- Born: c. 1838 Ireland
- Died: September 5, 1903 Farmington, Connecticut
- Buried: Saint Mary's Cemetery, Avon, Connecticut
- Allegiance: United States of America
- Branch: United States Army Union Army
- Rank: Private
- Unit: Company A, 4th Massachusetts Volunteer Cavalry Regiment
- Conflicts: Ashepoo River, South Carolina
- Awards: Medal of Honor

= Patrick Scanlan =

Soldier and veteran of the American Civil War

Patrick Scanlan (c. 1838 – September 5, 1903) was an Irish-born soldier who fought for the Union Army during the American Civil War. He received the Medal of Honor for valor.

==Biography==
Scanlan received the Medal of Honor on January 21, 1897, for his actions at Ashepoo River, South Carolina on May 24, 1864, while with Company A of the 4th Massachusetts Volunteer Cavalry Regiment.

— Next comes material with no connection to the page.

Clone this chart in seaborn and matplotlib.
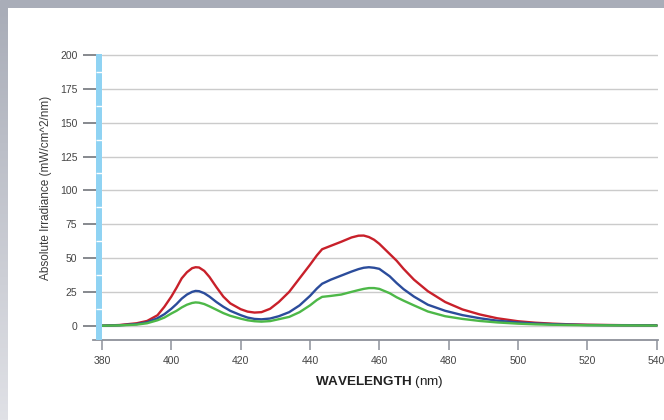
import numpy as np
import pandas as pd
import matplotlib
matplotlib.use("Agg")
import matplotlib.pyplot as plt
from matplotlib.ticker import FixedLocator
from matplotlib.colors import LinearSegmentedColormap
import seaborn as sns

# ---- data ----
wavelength = [380, 385, 390, 393, 396, 398, 400, 401.5, 403, 404.5, 406, 407, 408, 409.5, 411,
              413, 415, 417, 420, 422, 424, 426, 428.5, 431, 434, 437, 440, 442, 443.5, 446,
              449, 452, 454, 455.5, 457, 458.5, 460, 463, 465, 467, 470, 474, 479, 484, 489,
              494, 500, 505, 510, 515, 520, 530, 540]
red = [0, 0.5, 1.8, 3.5, 7.7, 14, 21.5, 28, 35, 39.5,
       42.5, 43.2, 43, 40.5, 36, 28.5, 21.5, 16.5, 12.2, 10.4,
       9.7, 10, 12.5, 17.5, 25, 35, 45, 52, 56.5, 59,
       62, 65.2, 66.5, 66.6, 65.5, 63.5, 60.5, 53, 48, 42,
       34, 25.5, 17.5, 12, 8.3, 5.5, 3.3, 2.2, 1.5, 1.0,
       0.7, 0.4, 0.3]
blue = [0, 0.3, 1.2, 2.5, 5.5, 8.5, 12.5, 16, 20, 23,
        25, 25.7, 25.5, 24, 21.5, 17.5, 14, 11, 7.8, 6,
        5, 4.7, 5.3, 7, 10, 15, 22, 27.5, 31, 34,
        37, 40, 41.8, 42.8, 43.2, 42.8, 42, 36.5, 31.5, 27,
        21.5, 15.5, 11, 7.8, 5.5, 3.7, 2.4, 1.6, 1.1, 0.8,
        0.5, 0.3, 0.2]
green = [0, 0.2, 0.8, 1.8, 4, 6, 9, 11, 13.5, 15.5,
         16.8, 17.2, 17, 16, 14.3, 11.8, 9.3, 7.3, 5.2, 4,
         3.3, 3, 3.4, 4.8, 6.5, 10, 15, 19, 21.3, 22,
         23, 25, 26.3, 27.2, 27.8, 27.8, 27.2, 24, 21, 18.5,
         15, 10.5, 7, 5, 3.5, 2.4, 1.5, 1, 0.7, 0.5,
         0.3, 0.2, 0.1]
series_names = ["Red", "Blue", "Green"]
series_colors = ["#c8202a", "#2b4c9b", "#4db848"]
x_ticks = [380, 400, 420, 440, 460, 480, 500, 520, 540]
y_ticks = [0, 25, 50, 75, 100, 125, 150, 175, 200]
x_label_bold = "WAVELENGTH"
x_label_rest = " (nm)"
y_label = "Absolute Irradiance (mW/cm^2/nm)"

df = pd.DataFrame({
    "wavelength": wavelength * 3,
    "irradiance": red + blue + green,
    "series": [series_names[0]] * len(red) + [series_names[1]] * len(blue) + [series_names[2]] * len(green),
})

sns.set_theme(style="white")
plt.rcParams['font.family'] = ['Liberation Sans', 'DejaVu Sans']
plt.rcParams['mathtext.fontset'] = 'custom'
plt.rcParams['mathtext.bf'] = 'Liberation Sans:bold'
plt.rcParams['mathtext.rm'] = 'Liberation Sans'

W, H = 664, 420
fig = plt.figure(figsize=(W / 100, H / 100), dpi=100)
fig.patch.set_facecolor("white")

# frame strips (top band and left gradient band)
top_ax = fig.add_axes([0, 1 - 8 / H, 1, 8 / H])
top_ax.add_patch(plt.Rectangle((0, 0), 1, 1, transform=top_ax.transAxes, color="#a9adb8"))
top_ax.set_axis_off()
left_ax = fig.add_axes([0, 0, 8 / W, 1 - 8 / H])
grad = np.linspace(0, 1, 256).reshape(-1, 1)
cmap = LinearSegmentedColormap.from_list("strip", ["#a9adb8", "#e0e1e6"])
left_ax.imshow(grad, aspect="auto", cmap=cmap, extent=[0, 1, 1, 0])
left_ax.set_axis_off()

ax_bottom_px, ax_top_px = 340, 54.46
ax_h = ax_bottom_px - ax_top_px
rect = [102 / W, (H - ax_bottom_px) / H, 556 / W, ax_h / H]
ax = fig.add_axes(rect)
ax.set_facecolor("none")

pal = dict(zip(series_names, series_colors))
sns.lineplot(data=df, x="wavelength", y="irradiance", hue="series", palette=pal,
             linewidth=1.7, legend=False, sort=False, ax=ax, zorder=3)

ax.set_xlim(380, 540.4)
ax.set_ylim(-10.57, 200.4)

ax.set_xticks(x_ticks)
ax.set_yticks(y_ticks)
ax.yaxis.grid(True, which="major", color="#cbcbcb", linewidth=1.0)
ax.xaxis.grid(False)
ax.set_axisbelow(False)

for s in ["top", "right"]:
    ax.spines[s].set_visible(False)
ax.spines["left"].set_position(("outward", 2.2))
ax.spines["left"].set_color("#8fd3f3")
ax.spines["left"].set_linewidth(4.3)
ax.spines["left"].set_capstyle("butt")
ax.spines["left"].set_zorder(2.6)
ax.spines["bottom"].set_color("#8d919a")
ax.spines["bottom"].set_linewidth(1.3)
ax.spines["bottom"].set_bounds(377.4, 540.4)

ax.tick_params(axis="y", which="both", left=True, right=False)
ax.tick_params(axis="x", which="both", bottom=True, top=False)
ax.tick_params(axis="y", which="major", direction="out", length=11.5, width=1.1,
               color="#666a70", labelsize=7.5, labelcolor="#444444", pad=4)
ax.tick_params(axis="x", which="major", direction="out", length=7.2, width=1.1,
               color="#8d919a", labelsize=7.5, labelcolor="#444444", pad=4)

ax.set_ylabel(y_label, fontsize=8.5, color="#3a3a3a")
ax.yaxis.set_label_coords((52 - 102) / 556, (ax_bottom_px - 188.3) / ax_h)
ax.set_xlabel(r"$\bf{" + x_label_bold + "}$" + x_label_rest, fontsize=9.7, color="#222222")
ax.xaxis.label.set_va("center")
ax.xaxis.set_label_coords((379.5 - 102) / 556, (ax_bottom_px - 382.5) / ax_h)

# overlay axes carrying only the white marks inside the blue axis bar
ax2 = fig.add_axes(rect)
ax2.set_ylim(ax.get_ylim())
ax2.set_xlim(ax.get_xlim())
ax2.patch.set_visible(False)
for s in ["top", "right", "bottom"]:
    ax2.spines[s].set_visible(False)
ax2.spines["left"].set_position(("outward", 2.2))
ax2.spines["left"].set_alpha(0)
ax2.set_xticks([])
ax2.set_yticks([])
ax2.yaxis.set_minor_locator(FixedLocator([v + 12.5 for v in y_ticks[:-1]]))
ax2.tick_params(axis="y", which="minor", left=True, direction="inout", length=4.3,
                width=1.0, color="white", labelleft=False)
ax2.grid(False)

fig.savefig("out.png", dpi=100)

==Medal of Honor citation==

Citation:

The President of the United States of America, in the name of Congress, takes pleasure in presenting the Medal of Honor to Private Patrick Scanlan, United States Army, for extraordinary heroism on 24 May 1864, while serving with Company A, 4th Massachusetts Cavalry, in action at Ashepoo River, South Carolina. Private Scanlan volunteered as a member of a boat crew which went to the rescue of a large number of Union soldiers on board the stranded steamer Boston, and with great gallantry assisted in conveying them to shore, being exposed during the entire time to a heavy fire from a Confederate battery."